September 24th, 2017

Excerpts taken from interview with Reb Zalman z’l by Daniel Epstein. You can see the whole interview by clicking here. (The video appears as part of a YouTube Channel called, “Portraits in Faith“) [NOTE: Edited by Seth Fishman]

D: What is your earliest memory of faith or this idea that there is a God?

Reb Zalman: This is so hard to get to because there is a level in which it is so deep. I am reminded of the well-known story of the child who is around two years old when they brought home his newborn brother. And the parents overhear in the intercom as he is saying, “Please tell me about God. I’m beginning to forget!”

So this is a very deep thing because whenever you get to trying to describe a place of deep insight… There used to be a television program with a big wheel that’s a door and you entered into another world through it, [“the Time Tunnel”], and I could sort of see the center of the Mandala through which I have to walk [to access this place], and there are memories that are not quite up in sharp relief.

So I can’t tell you about that earliest memory because that’s what stumped me. But if you say an early memory:

  • To be with my Papa under the Tallis when he is davening and he would sort of hug me – that was such a moment, a recognition that the universe is a good universe; that I’m at home.
  • Seeing my mother light candles as a child; knowing that she was talking to someone who really was there – that was an important thing; it made me feel that I could also talk to God.

And sometimes, when my aunt didn’t let me play with my cousin, I would get back on the staircase and talk to God saying how unfair it is; but it was a very real thing.
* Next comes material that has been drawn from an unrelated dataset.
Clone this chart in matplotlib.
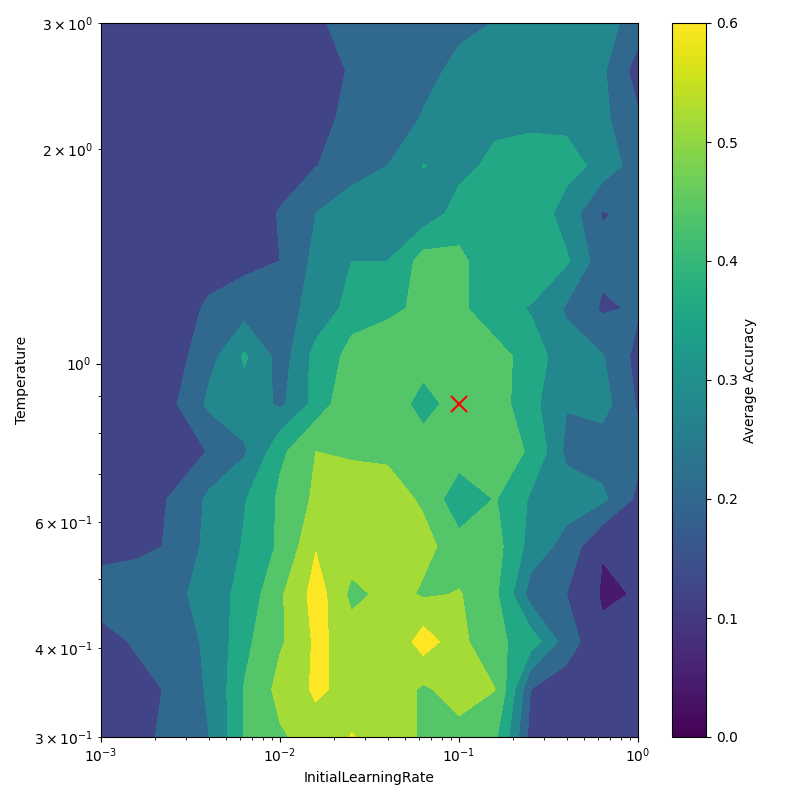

As a child I would walk by a little side-chapel in a big church and the ladies would be lighting candles and standing like my Mama did on Shabbos. And Papa would take me to shul with the men. So I had this notion that women were Catholic and men were Jewish.

This is childish but there was something very special about that, that when people are praying, this thing, i.e. to be able to talk to God, is important.

Once I looked under the tallis when Papa had just finished leading a Rosh HashannahYom Kippur service and I saw tears in his eyes and said:

Papa warum weinst du” / why are you crying?